Repository files navigation

sz-json-analyzer

Overview

This is a python utility used to analyze Senzing mapped JSON data files before loading into Senzing.

Prerequisites

  • Python 3.6 or higher
  • Senzing API version 3.0 or higher
  • python pretty table module (pip3 install prettytable)

Installation

Place the following files in a directory of your choice:

Note: Ideally, you run this utility with the Senzing environment set to your project so that it picks up the latest configuration. However, it will use the sz_default_config.json if you run it without.

Usage

usage: sz_json_analyzer.py [-h] [-i INPUT_FILE] [-o OUTPUT_FILE]

optional arguments:
  -h, --help            show this help message and exit
  -i INPUT_FILE, --input_file INPUT_FILE
                        the name of the input file
  -o OUTPUT_FILE, --output_file OUTPUT_FILE
                        optional name of the output file

Sample output

sample_analysis

The green "mapped" section shows all the attributes the Senzing config recognized with population and uniqueness percent with the top 10 most used values.

The yellow "unmapped" section shows all the attributes the Senzing config did not recognize. This should only contain any attributes you specifically did not map.

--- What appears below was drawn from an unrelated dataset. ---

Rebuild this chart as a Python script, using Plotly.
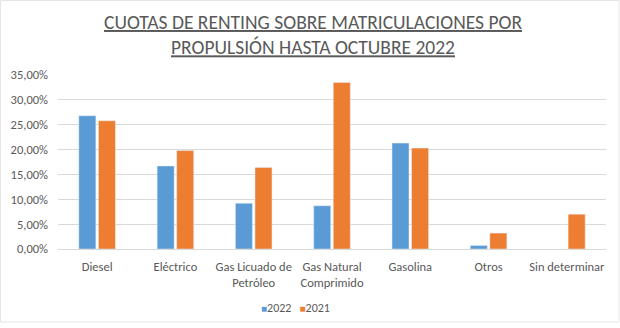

The orange "warning" section shows observations you may not be aware of, such as low population or uniqueness percent of identifiers as well as incomplete features such as addresses without postal codes.

There is also a blue "information" section showing minor observations such as only a few records have incomplete features, but for the most part they are complete.

Finally, there may be a red "error" section which shows reasons your data will not load. Such as missing data source code and bad json.